My server that I'm doing the calculations on doesn't know about godots objects. Are limbs treated as a separate object that are synced up with the animation?
My understanding of Godot is limited, I just ran into too many issues making my own rendering engine so I decided to use an existing engine and godot seems like its the easiest to isolate to only use it as a rendering engine.

konev13 said:
Are limbs treated as a separate object that are synced up with the animation?

I don't know Godot, but usually there is a ‘skeleton hierarchy’, and each limb is called a ‘bone’.
Technically it's the same as a tree of object transforms.

So you would need this skeleton data, the animation data to animate it, and the player position, to reproduce on the server what the players can see. Using Godot also on server would be an option, so you don't have to implement all this.

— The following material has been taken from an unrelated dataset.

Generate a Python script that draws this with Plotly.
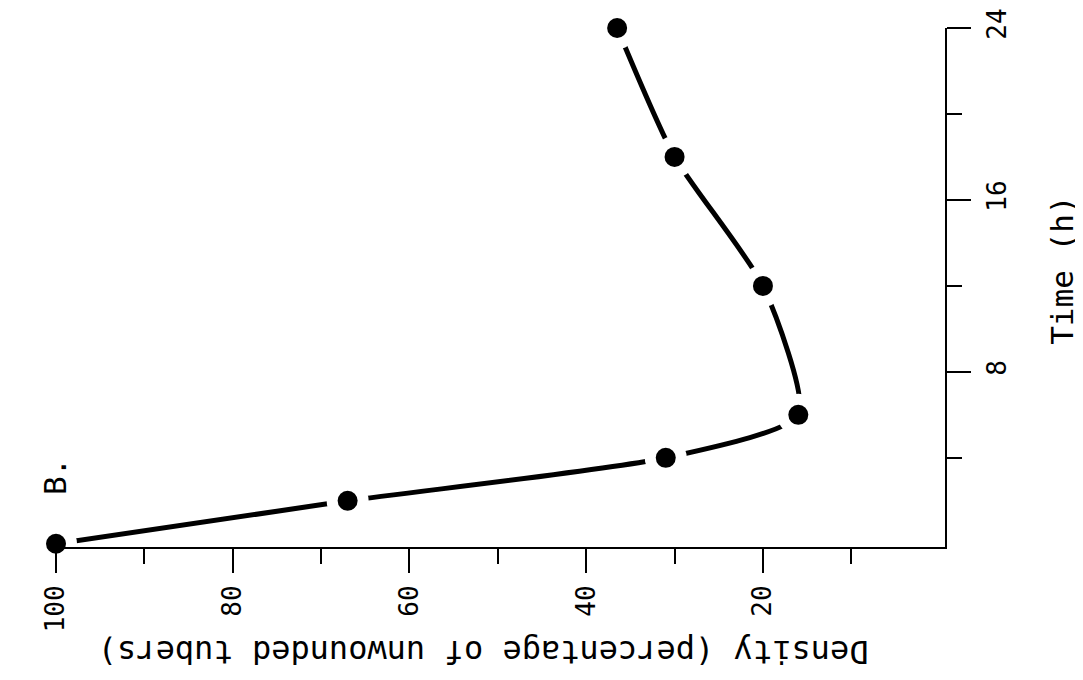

Or you use just a cylinder and player position, ignoring accurate individual limbs.

Edit:
Idk if it's practical these days to send the limb transforms from client to server?
To avoid a need for transform matrices you could only transfer joint positions, and calculate capsules for the limbs from that. 8 bit coordinates should do, besides one position for the root bone at full precision.

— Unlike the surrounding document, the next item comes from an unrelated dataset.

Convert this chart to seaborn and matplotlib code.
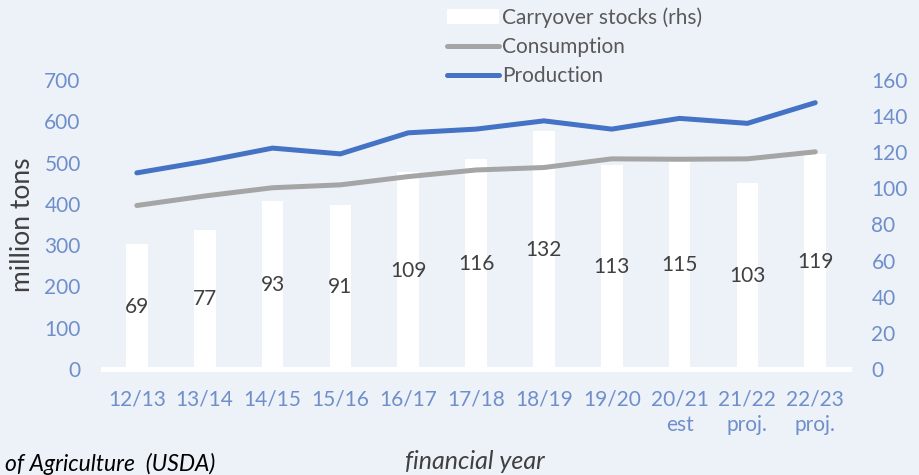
import matplotlib
matplotlib.use("Agg")
import matplotlib.pyplot as plt
import numpy as np
import pandas as pd
import seaborn as sns
from matplotlib.lines import Line2D
from matplotlib.patches import Patch

# Data
years = ["12/13", "13/14", "14/15", "15/16", "16/17", "17/18",
         "18/19", "19/20", "20/21\nest", "21/22\nproj.", "22/23\nproj."]
carryover = [69, 77, 93, 91, 109, 116, 132, 113, 115, 103, 119]          # rhs
consumption = [396, 419, 439, 446, 466, 482, 488, 509, 508, 509, 526]   # lhs
production = [475, 503, 535, 521, 572, 581, 601, 581, 607, 595, 645]    # lhs

BG = "#EDF1F8"
TICK_BLUE = "#6F8FCB"
BLUE = "#4472C4"
GREY = "#A5A5A5"
DARK = "#404040"
FS = 15

sns.set_theme(style="white")
plt.rcParams["font.family"] = ["Lato", "DejaVu Sans"]
plt.rcParams["font.size"] = FS

df = pd.DataFrame({"year": years, "carryover": carryover,
                   "consumption": consumption, "production": production,
                   "pos": np.arange(len(years))})

fig = plt.figure(figsize=(9.19, 4.75), dpi=100, facecolor=BG)
ax = fig.add_axes([0.112, 0.2232, 0.812, 0.6084])
ax.set_facecolor("none")

# bars on the right-hand scale
sns.barplot(data=df, x="year", y="carryover", color="white", width=0.32,
            saturation=1, edgecolor="none", ax=ax)
ax.set_ylim(0, 160)
ax.set_xlim(-0.5, len(years) - 0.5)
ax.set_yticks(range(0, 161, 20))
ax.set_ylabel("")
ax.set_xlabel("")
for i, v in enumerate(carryover):
    ax.text(i, v / 2, str(v), ha="center", va="center", color=DARK, fontsize=FS)

# lines on the left-hand scale (twin axes drawn on top)
ax2 = ax.twinx()
sns.lineplot(data=df, x="pos", y="consumption", color=GREY, lw=3.6,
             solid_capstyle="round", ax=ax2)
sns.lineplot(data=df, x="pos", y="production", color=BLUE, lw=3.6,
             solid_capstyle="round", ax=ax2)
ax2.set_ylim(0, 700)
ax2.set_yticks(range(0, 701, 100))
ax2.set_xlabel("")
ax2.set_ylabel("")
ax.yaxis.tick_right()
ax2.yaxis.tick_left()

for a in (ax, ax2):
    for s in a.spines.values():
        s.set_visible(False)
    a.tick_params(axis="both", length=0, colors=TICK_BLUE, labelsize=FS)
    a.tick_params(axis="y", pad=16)
ax.tick_params(axis="x", pad=15)
for t in ax.get_xticklabels():
    t.set_linespacing(1.3)
    t.set_verticalalignment("top")
ax.spines["bottom"].set_visible(True)
ax.spines["bottom"].set_color("white")
ax.spines["bottom"].set_linewidth(3.6)
ax.spines["bottom"].set_zorder(5)

fig.text(0.025, 0.527, "million tons", rotation=90, ha="center", va="center",
         color=DARK, fontsize=19)
fig.text(0.517, 0.029, "financial year", ha="center", va="center",
         style="italic", color=DARK, fontsize=18)
fig.text(0.005, 0.024, "of Agriculture  (USDA)", ha="left", va="center",
         style="italic", color="black", fontsize=16.5)

handles = [Patch(facecolor="white", edgecolor="none"),
           Line2D([], [], color=GREY, lw=3.6, solid_capstyle="round"),
           Line2D([], [], color=BLUE, lw=3.6, solid_capstyle="round")]
labels = ["Carryover stocks (rhs)", "Consumption", "Production"]
fig.legend(handles, labels, loc="upper left", bbox_to_anchor=(0.486, 0.985),
           frameon=False, fontsize=FS, handlelength=2.5, handleheight=0.75,
           handletextpad=0.15, labelspacing=0.45, labelcolor="#595959",
           borderaxespad=0.0, borderpad=0.0)

fig.savefig("out.png", dpi=100, facecolor=BG)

@JoeJ Looking it up there is a “Skeleton3D” class, I'll have to do more research into it before I decide my next step. I didn't know enough about 3D game engines to even look for this before, because most tutorials online for engines use as much drag and drop as possible haha.
The nice thing with godot is you can access the dependencies from outside of the engine, so I can do the calculations on the same object and just sync up the animation start times on both the client and server.
Thanks for the help!

If your animation system can transform visible objects attached to bones, it can transform hitboxes attached to the same bones: both are generic 3D geometry and probably authored together in the same 3D model editor.
The difference, and the game engine dependence, comes in the next logical step: the transformed hitboxes need to be used for collision detection, not for rendering (except for debugging purposes).

How do you use hitboxes in your game server? What data structure conversions and modifications are needed to obtain what the collision system needs from animation results? Making the two parts of your game engine meet in the middle is, in theory, straightforward; difficulties should be caused by specific complications and shortcomings of your current design.